**PROBLEM STATEMENT**
Without including the pictures, copy out every line below.

**DATA LINES**
● ● ● ● ●

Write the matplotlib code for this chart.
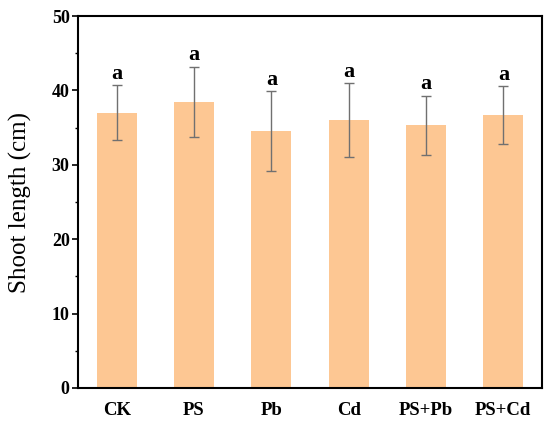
import numpy as np
import matplotlib
matplotlib.use("Agg")
import matplotlib.pyplot as plt
from matplotlib.ticker import MultipleLocator

# ── data ─────────────────────────────────────────────────────────────────────
groups = ["CK", "PS", "Pb", "Cd", "PS+Pb", "PS+Cd"]
shoot_len = [37.0, 38.5, 34.5, 36.0, 35.3, 36.7]
shoot_err = [3.7, 4.7, 5.4, 4.95, 4.0, 3.85]
letters = ["a", "a", "a", "a", "a", "a"]

BAR_COLOR = "#FDC793"
ERR_COLOR = "#707070"

plt.rcParams["font.family"] = ["Liberation Serif", "DejaVu Serif"]

fig = plt.figure(figsize=(5.5, 4.26), dpi=100)
ax = fig.add_axes([78 / 550, 1 - 388 / 426, 464 / 550, 372 / 426])

x = np.arange(len(groups))
ax.bar(x, shoot_len, width=0.52, color=BAR_COLOR, zorder=1)
ax.errorbar(x, shoot_len, yerr=shoot_err, fmt="none", ecolor=ERR_COLOR,
            elinewidth=1.0, capsize=3.5, capthick=1.0, zorder=2)

for xi, v, e, lab in zip(x, shoot_len, shoot_err, letters):
    ax.text(xi, v + e + 0.2, lab, ha="center", va="bottom",
            fontsize=16, fontweight="bold")

ax.set_xlim(-0.5, len(groups) - 0.5)
ax.set_ylim(0, 50)
ax.set_xticks(x)
ax.set_xticklabels(groups, fontsize=13.5, fontweight="bold")
ax.yaxis.set_major_locator(MultipleLocator(10))
ax.yaxis.set_minor_locator(MultipleLocator(5))
for lab in ax.get_yticklabels():
    lab.set_fontweight("bold")
    lab.set_fontsize(13)
ax.tick_params(axis="x", length=0, pad=10)
ax.tick_params(axis="y", which="major", direction="out", length=4, width=1.2, pad=2)
ax.tick_params(axis="y", which="minor", direction="out", length=2.5, width=1.0)
ax.set_ylabel("Shoot length (cm)", fontsize=18, labelpad=14)

for s in ax.spines.values():
    s.set_linewidth(1.5)

fig.savefig("out.png", dpi=100)
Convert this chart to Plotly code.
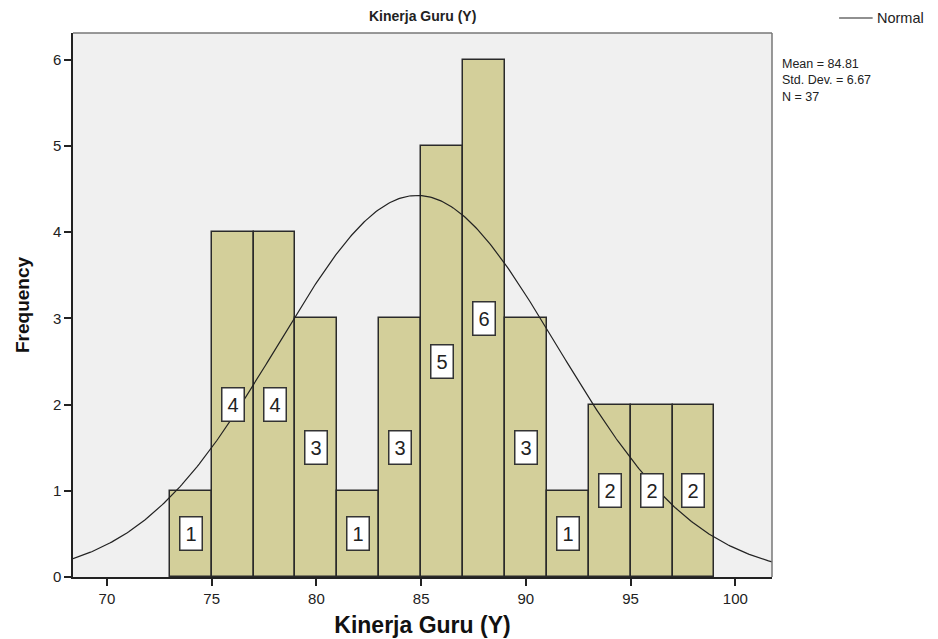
import numpy as np
import plotly.graph_objects as go

# Data
bin_starts = [73, 75, 77, 79, 81, 83, 85, 87, 89, 91, 93, 95, 97]
bin_width = 2
counts = [1, 4, 4, 3, 1, 3, 5, 6, 3, 1, 2, 2, 2]
mean_val = 84.81
std_val = 6.67
n_val = 37
x_ticks = [70, 75, 80, 85, 90, 95, 100]
y_ticks = [0, 1, 2, 3, 4, 5, 6]

x_range = [68.38, 101.75]
y_range = [0, 6.31]

centers = [s + bin_width / 2 for s in bin_starts]
FONT = "Liberation Sans, Arial"

fig = go.Figure()
fig.add_trace(go.Bar(
    x=centers, y=counts, width=bin_width,
    marker=dict(color="#d3cf9a", line=dict(color="#2a2a2a", width=1.5)),
    showlegend=False, hoverinfo="x+y",
))

xc = np.linspace(x_range[0], x_range[1], 400)
yc = n_val * bin_width * np.exp(-0.5 * ((xc - mean_val) / std_val) ** 2) / (std_val * np.sqrt(2 * np.pi))
fig.add_trace(go.Scatter(
    x=xc, y=yc, mode="lines", name="Normal",
    line=dict(color="#222222", width=1.2), showlegend=False,
))

for c, v in zip(centers, counts):
    fig.add_annotation(
        x=c, y=v / 2, text=str(v), showarrow=False,
        font=dict(family=FONT, size=20, color="#222"),
        bgcolor="white", bordercolor="#333", borderwidth=1.5, borderpad=2,
        width=17, height=28,
    )

# top/right frame in grey
fig.add_shape(type="line", xref="paper", yref="paper", x0=0, x1=1, y0=1, y1=1,
              line=dict(color="#777", width=1.5))
fig.add_shape(type="line", xref="paper", yref="paper", x0=1, x1=1, y0=0, y1=1,
              line=dict(color="#777", width=1.5))

# legend key for the normal curve
fig.add_shape(type="line", xref="paper", yref="paper", x0=1.096, x1=1.144, y0=1.0276, y1=1.0276,
              line=dict(color="#222", width=1.2))
fig.add_annotation(
    xref="paper", yref="paper", x=1.147, y=1.0276, xanchor="left", yanchor="middle",
    text="Normal", showarrow=False,
    font=dict(family=FONT, size=14.5, color="#222"),
)

stats_text = "Mean = %.2f<br>Std. Dev. = %.2f<br>N = %d" % (mean_val, std_val, n_val)
fig.add_annotation(
    xref="paper", yref="paper", x=1.012, y=0.9118, xanchor="left", yanchor="middle",
    text=stats_text, showarrow=False, align="left",
    font=dict(family=FONT, size=12.5, color="#222"),
)

fig.add_annotation(
    xref="paper", yref="paper", x=0.5, y=1.0, yshift=17, xanchor="center", yanchor="middle",
    text="<b>Kinerja Guru (Y)</b>", showarrow=False,
    font=dict(family=FONT, size=14, color="#222"),
)

fig.update_layout(
    width=930, height=631,
    margin=dict(l=65, r=166, t=25, b=62, autoexpand=False),
    paper_bgcolor="white", plot_bgcolor="#f0f0f0",
    bargap=0,
    showlegend=False,
    xaxis=dict(
        range=x_range, tickvals=x_ticks, ticks="outside", ticklen=7, tickwidth=1.5, tickcolor="#222",
        showline=True, linecolor="#222", linewidth=1.5, showgrid=False, zeroline=False,
        tickfont=dict(family=FONT, size=15, color="#222"),
        title=dict(text="<b>Kinerja Guru (Y)</b>", standoff=11,
                   font=dict(family=FONT, size=23, color="#111")),
        automargin=False,
    ),
    yaxis=dict(
        range=y_range, tickvals=y_ticks, ticks="outside", ticklen=7, tickwidth=1.5, tickcolor="#222",
        showline=True, linecolor="#222", linewidth=1.5, showgrid=False, zeroline=False,
        tickfont=dict(family=FONT, size=15, color="#222"),
        title=dict(text="<b>Frequency</b>", standoff=18,
                   font=dict(family=FONT, size=19, color="#111")),
        automargin=False,
    ),
)

fig.write_html("out.html")
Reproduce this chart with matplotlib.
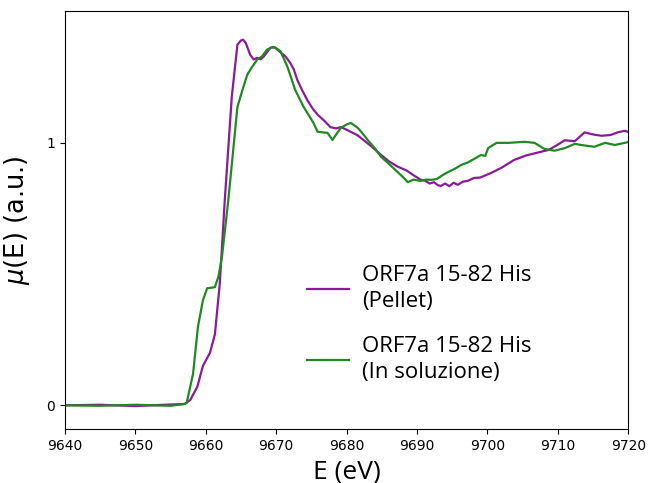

● ● ● ● ●

**REPLY**
Write the matplotlib code for this chart.
import numpy as np
import matplotlib
matplotlib.use("Agg")
import matplotlib.pyplot as plt
from matplotlib.ticker import MultipleLocator

# ── data ─────────────────────────────────────────────────────────────────────
groups = ["CK", "PS", "Pb", "Cd", "PS+Pb", "PS+Cd"]
shoot_len = [37.0, 38.5, 34.5, 36.0, 35.3, 36.7]
shoot_err = [3.7, 4.7, 5.4, 4.95, 4.0, 3.85]
letters = ["a", "a", "a", "a", "a", "a"]

BAR_COLOR = "#FDC793"
ERR_COLOR = "#707070"

plt.rcParams["font.family"] = ["Liberation Serif", "DejaVu Serif"]

fig = plt.figure(figsize=(5.5, 4.26), dpi=100)
ax = fig.add_axes([78 / 550, 1 - 388 / 426, 464 / 550, 372 / 426])

x = np.arange(len(groups))
ax.bar(x, shoot_len, width=0.52, color=BAR_COLOR, zorder=1)
ax.errorbar(x, shoot_len, yerr=shoot_err, fmt="none", ecolor=ERR_COLOR,
            elinewidth=1.0, capsize=3.5, capthick=1.0, zorder=2)

for xi, v, e, lab in zip(x, shoot_len, shoot_err, letters):
    ax.text(xi, v + e + 0.2, lab, ha="center", va="bottom",
            fontsize=16, fontweight="bold")

ax.set_xlim(-0.5, len(groups) - 0.5)
ax.set_ylim(0, 50)
ax.set_xticks(x)
ax.set_xticklabels(groups, fontsize=13.5, fontweight="bold")
ax.yaxis.set_major_locator(MultipleLocator(10))
ax.yaxis.set_minor_locator(MultipleLocator(5))
for lab in ax.get_yticklabels():
    lab.set_fontweight("bold")
    lab.set_fontsize(13)
ax.tick_params(axis="x", length=0, pad=10)
ax.tick_params(axis="y", which="major", direction="out", length=4, width=1.2, pad=2)
ax.tick_params(axis="y", which="minor", direction="out", length=2.5, width=1.0)
ax.set_ylabel("Shoot length (cm)", fontsize=18, labelpad=14)

for s in ax.spines.values():
    s.set_linewidth(1.5)

fig.savefig("out.png", dpi=100)
Convert this chart to Plotly code.
import numpy as np
import plotly.graph_objects as go

# Data
bin_starts = [73, 75, 77, 79, 81, 83, 85, 87, 89, 91, 93, 95, 97]
bin_width = 2
counts = [1, 4, 4, 3, 1, 3, 5, 6, 3, 1, 2, 2, 2]
mean_val = 84.81
std_val = 6.67
n_val = 37
x_ticks = [70, 75, 80, 85, 90, 95, 100]
y_ticks = [0, 1, 2, 3, 4, 5, 6]

x_range = [68.38, 101.75]
y_range = [0, 6.31]

centers = [s + bin_width / 2 for s in bin_starts]
FONT = "Liberation Sans, Arial"

fig = go.Figure()
fig.add_trace(go.Bar(
    x=centers, y=counts, width=bin_width,
    marker=dict(color="#d3cf9a", line=dict(color="#2a2a2a", width=1.5)),
    showlegend=False, hoverinfo="x+y",
))

xc = np.linspace(x_range[0], x_range[1], 400)
yc = n_val * bin_width * np.exp(-0.5 * ((xc - mean_val) / std_val) ** 2) / (std_val * np.sqrt(2 * np.pi))
fig.add_trace(go.Scatter(
    x=xc, y=yc, mode="lines", name="Normal",
    line=dict(color="#222222", width=1.2), showlegend=False,
))

for c, v in zip(centers, counts):
    fig.add_annotation(
        x=c, y=v / 2, text=str(v), showarrow=False,
        font=dict(family=FONT, size=20, color="#222"),
        bgcolor="white", bordercolor="#333", borderwidth=1.5, borderpad=2,
        width=17, height=28,
    )

# top/right frame in grey
fig.add_shape(type="line", xref="paper", yref="paper", x0=0, x1=1, y0=1, y1=1,
              line=dict(color="#777", width=1.5))
fig.add_shape(type="line", xref="paper", yref="paper", x0=1, x1=1, y0=0, y1=1,
              line=dict(color="#777", width=1.5))

# legend key for the normal curve
fig.add_shape(type="line", xref="paper", yref="paper", x0=1.096, x1=1.144, y0=1.0276, y1=1.0276,
              line=dict(color="#222", width=1.2))
fig.add_annotation(
    xref="paper", yref="paper", x=1.147, y=1.0276, xanchor="left", yanchor="middle",
    text="Normal", showarrow=False,
    font=dict(family=FONT, size=14.5, color="#222"),
)

stats_text = "Mean = %.2f<br>Std. Dev. = %.2f<br>N = %d" % (mean_val, std_val, n_val)
fig.add_annotation(
    xref="paper", yref="paper", x=1.012, y=0.9118, xanchor="left", yanchor="middle",
    text=stats_text, showarrow=False, align="left",
    font=dict(family=FONT, size=12.5, color="#222"),
)

fig.add_annotation(
    xref="paper", yref="paper", x=0.5, y=1.0, yshift=17, xanchor="center", yanchor="middle",
    text="<b>Kinerja Guru (Y)</b>", showarrow=False,
    font=dict(family=FONT, size=14, color="#222"),
)

fig.update_layout(
    width=930, height=631,
    margin=dict(l=65, r=166, t=25, b=62, autoexpand=False),
    paper_bgcolor="white", plot_bgcolor="#f0f0f0",
    bargap=0,
    showlegend=False,
    xaxis=dict(
        range=x_range, tickvals=x_ticks, ticks="outside", ticklen=7, tickwidth=1.5, tickcolor="#222",
        showline=True, linecolor="#222", linewidth=1.5, showgrid=False, zeroline=False,
        tickfont=dict(family=FONT, size=15, color="#222"),
        title=dict(text="<b>Kinerja Guru (Y)</b>", standoff=11,
                   font=dict(family=FONT, size=23, color="#111")),
        automargin=False,
    ),
    yaxis=dict(
        range=y_range, tickvals=y_ticks, ticks="outside", ticklen=7, tickwidth=1.5, tickcolor="#222",
        showline=True, linecolor="#222", linewidth=1.5, showgrid=False, zeroline=False,
        tickfont=dict(family=FONT, size=15, color="#222"),
        title=dict(text="<b>Frequency</b>", standoff=18,
                   font=dict(family=FONT, size=19, color="#111")),
        automargin=False,
    ),
)

fig.write_html("out.html")
Reproduce this chart with matplotlib.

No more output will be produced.